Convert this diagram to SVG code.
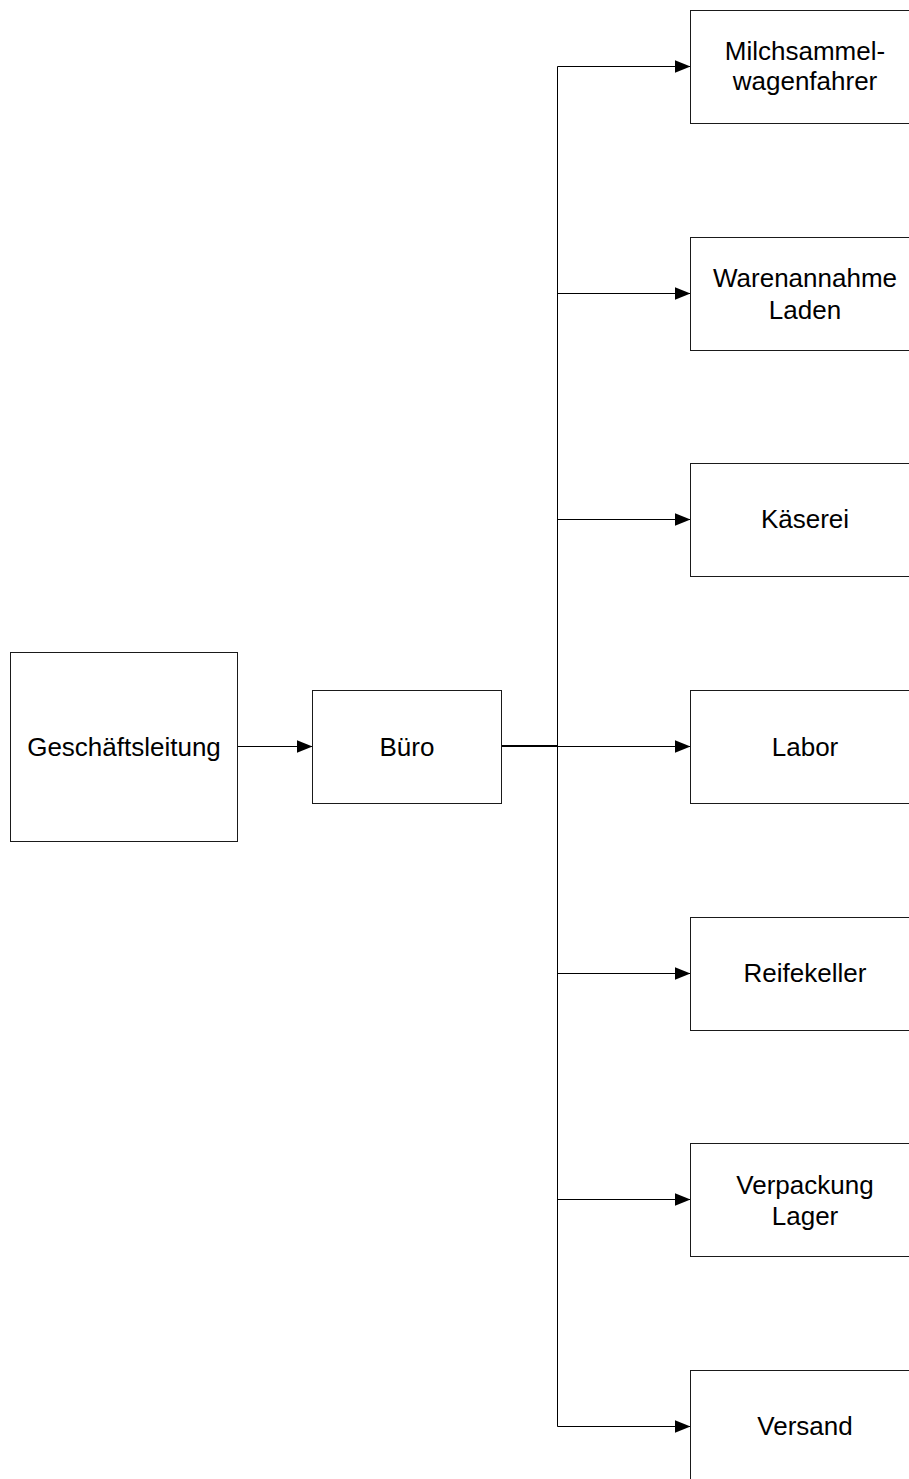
<svg xmlns="http://www.w3.org/2000/svg" width="909" height="1479" viewBox="0 0 909 1479">
  <style>
    .box { fill: #ffffff; stroke: #1a1a1a; stroke-width: 1; }
    .lbl { font-family: "Liberation Sans", Arial, sans-serif; font-size: 26px; fill: #000000; text-anchor: middle; }
    .wire { fill: none; stroke: #000000; stroke-width: 1; }
    .wire.bold { stroke-width: 2; }
  </style>
  <defs>
    <marker id="arrow" markerUnits="userSpaceOnUse" markerWidth="17" markerHeight="14" refX="16" refY="6.5" orient="auto">
      <path d="M0,0 L16,6.5 L0,13 z" fill="#000000"/>
    </marker>
  </defs>

  <rect width="909" height="1479" fill="#ffffff"/>

  <!-- connectors -->
  <g id="connectors">
    <line class="wire" x1="237" y1="746.5" x2="312.5" y2="746.5" marker-end="url(#arrow)"/>
    <line class="wire bold" x1="502" y1="746" x2="558" y2="746"/>
    <line class="wire" x1="557.5" y1="66.5" x2="557.5" y2="1426.5"/>
    <line class="wire" x1="557.5" y1="66.5" x2="690.5" y2="66.5" marker-end="url(#arrow)"/>
    <line class="wire" x1="557.5" y1="293.5" x2="690.5" y2="293.5" marker-end="url(#arrow)"/>
    <line class="wire" x1="557.5" y1="519.5" x2="690.5" y2="519.5" marker-end="url(#arrow)"/>
    <line class="wire" x1="557.5" y1="746.5" x2="690.5" y2="746.5" marker-end="url(#arrow)"/>
    <line class="wire" x1="557.5" y1="973.5" x2="690.5" y2="973.5" marker-end="url(#arrow)"/>
    <line class="wire" x1="557.5" y1="1199.5" x2="690.5" y2="1199.5" marker-end="url(#arrow)"/>
    <line class="wire" x1="557.5" y1="1426.5" x2="690.5" y2="1426.5" marker-end="url(#arrow)"/>
  </g>

  <!-- left column -->
  <g id="geschaeftsleitung">
    <rect class="box" x="10.5" y="652.5" width="227" height="189"/>
    <text class="lbl" x="124" y="755.5">Geschäftsleitung</text>
  </g>
  <g id="buero">
    <rect class="box" x="312.5" y="690.5" width="189" height="113"/>
    <text class="lbl" x="407" y="755.5">Büro</text>
  </g>

  <!-- departments -->
  <g id="milchsammelwagenfahrer">
    <rect class="box" x="690.5" y="10.5" width="227" height="113"/>
    <text class="lbl" x="805" y="59.5">Milchsammel-</text>
    <text class="lbl" x="805" y="89.5">wagenfahrer</text>
  </g>
  <g id="warenannahme">
    <rect class="box" x="690.5" y="237.5" width="227" height="113"/>
    <text class="lbl" x="805" y="286.5">Warenannahme</text>
    <text class="lbl" x="805" y="318.5">Laden</text>
  </g>
  <g id="kaeserei">
    <rect class="box" x="690.5" y="463.5" width="227" height="113"/>
    <text class="lbl" x="805" y="528">Käserei</text>
  </g>
  <g id="labor">
    <rect class="box" x="690.5" y="690.5" width="227" height="113"/>
    <text class="lbl" x="805" y="755.5">Labor</text>
  </g>
  <g id="reifekeller">
    <rect class="box" x="690.5" y="917.5" width="227" height="113"/>
    <text class="lbl" x="805" y="982">Reifekeller</text>
  </g>
  <g id="verpackung">
    <rect class="box" x="690.5" y="1143.5" width="227" height="113"/>
    <text class="lbl" x="805" y="1193.5">Verpackung</text>
    <text class="lbl" x="805" y="1224.5">Lager</text>
  </g>
  <g id="versand">
    <rect class="box" x="690.5" y="1370.5" width="227" height="113"/>
    <text class="lbl" x="805" y="1435">Versand</text>
  </g>
</svg>
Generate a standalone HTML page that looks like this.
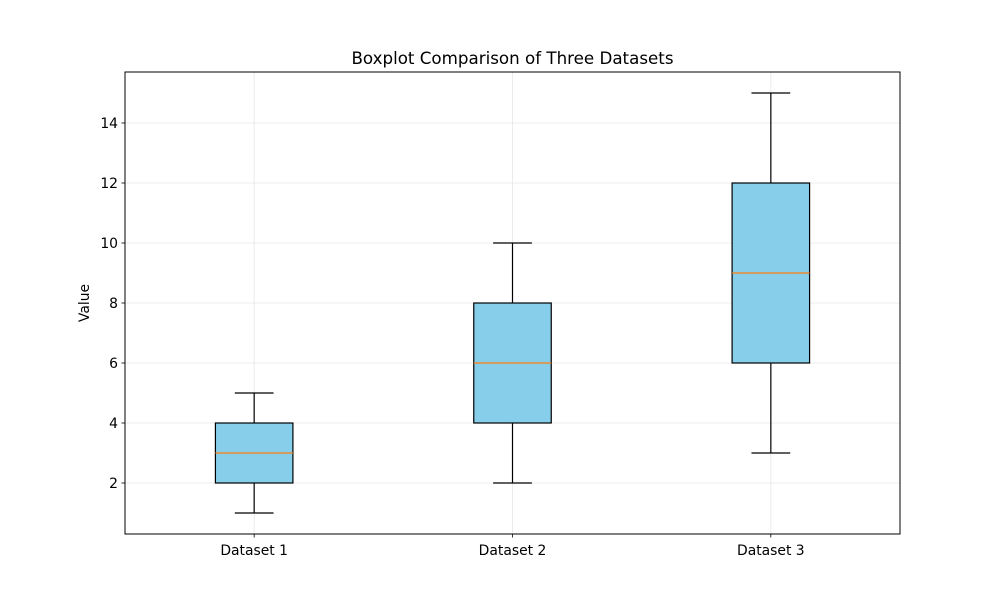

YOUR GOAL:
Output all of the entries verbatim, leaving out any images.

ANSWER FOR THE TASK:
Convert this diagram to SVG code.
<svg xmlns="http://www.w3.org/2000/svg" width="909" height="1479" viewBox="0 0 909 1479">
  <style>
    .box { fill: #ffffff; stroke: #1a1a1a; stroke-width: 1; }
    .lbl { font-family: "Liberation Sans", Arial, sans-serif; font-size: 26px; fill: #000000; text-anchor: middle; }
    .wire { fill: none; stroke: #000000; stroke-width: 1; }
    .wire.bold { stroke-width: 2; }
  </style>
  <defs>
    <marker id="arrow" markerUnits="userSpaceOnUse" markerWidth="17" markerHeight="14" refX="16" refY="6.5" orient="auto">
      <path d="M0,0 L16,6.5 L0,13 z" fill="#000000"/>
    </marker>
  </defs>

  <rect width="909" height="1479" fill="#ffffff"/>

  <!-- connectors -->
  <g id="connectors">
    <line class="wire" x1="237" y1="746.5" x2="312.5" y2="746.5" marker-end="url(#arrow)"/>
    <line class="wire bold" x1="502" y1="746" x2="558" y2="746"/>
    <line class="wire" x1="557.5" y1="66.5" x2="557.5" y2="1426.5"/>
    <line class="wire" x1="557.5" y1="66.5" x2="690.5" y2="66.5" marker-end="url(#arrow)"/>
    <line class="wire" x1="557.5" y1="293.5" x2="690.5" y2="293.5" marker-end="url(#arrow)"/>
    <line class="wire" x1="557.5" y1="519.5" x2="690.5" y2="519.5" marker-end="url(#arrow)"/>
    <line class="wire" x1="557.5" y1="746.5" x2="690.5" y2="746.5" marker-end="url(#arrow)"/>
    <line class="wire" x1="557.5" y1="973.5" x2="690.5" y2="973.5" marker-end="url(#arrow)"/>
    <line class="wire" x1="557.5" y1="1199.5" x2="690.5" y2="1199.5" marker-end="url(#arrow)"/>
    <line class="wire" x1="557.5" y1="1426.5" x2="690.5" y2="1426.5" marker-end="url(#arrow)"/>
  </g>

  <!-- left column -->
  <g id="geschaeftsleitung">
    <rect class="box" x="10.5" y="652.5" width="227" height="189"/>
    <text class="lbl" x="124" y="755.5">Geschäftsleitung</text>
  </g>
  <g id="buero">
    <rect class="box" x="312.5" y="690.5" width="189" height="113"/>
    <text class="lbl" x="407" y="755.5">Büro</text>
  </g>

  <!-- departments -->
  <g id="milchsammelwagenfahrer">
    <rect class="box" x="690.5" y="10.5" width="227" height="113"/>
    <text class="lbl" x="805" y="59.5">Milchsammel-</text>
    <text class="lbl" x="805" y="89.5">wagenfahrer</text>
  </g>
  <g id="warenannahme">
    <rect class="box" x="690.5" y="237.5" width="227" height="113"/>
    <text class="lbl" x="805" y="286.5">Warenannahme</text>
    <text class="lbl" x="805" y="318.5">Laden</text>
  </g>
  <g id="kaeserei">
    <rect class="box" x="690.5" y="463.5" width="227" height="113"/>
    <text class="lbl" x="805" y="528">Käserei</text>
  </g>
  <g id="labor">
    <rect class="box" x="690.5" y="690.5" width="227" height="113"/>
    <text class="lbl" x="805" y="755.5">Labor</text>
  </g>
  <g id="reifekeller">
    <rect class="box" x="690.5" y="917.5" width="227" height="113"/>
    <text class="lbl" x="805" y="982">Reifekeller</text>
  </g>
  <g id="verpackung">
    <rect class="box" x="690.5" y="1143.5" width="227" height="113"/>
    <text class="lbl" x="805" y="1193.5">Verpackung</text>
    <text class="lbl" x="805" y="1224.5">Lager</text>
  </g>
  <g id="versand">
    <rect class="box" x="690.5" y="1370.5" width="227" height="113"/>
    <text class="lbl" x="805" y="1435">Versand</text>
  </g>
</svg>
Generate a standalone HTML page that looks like this.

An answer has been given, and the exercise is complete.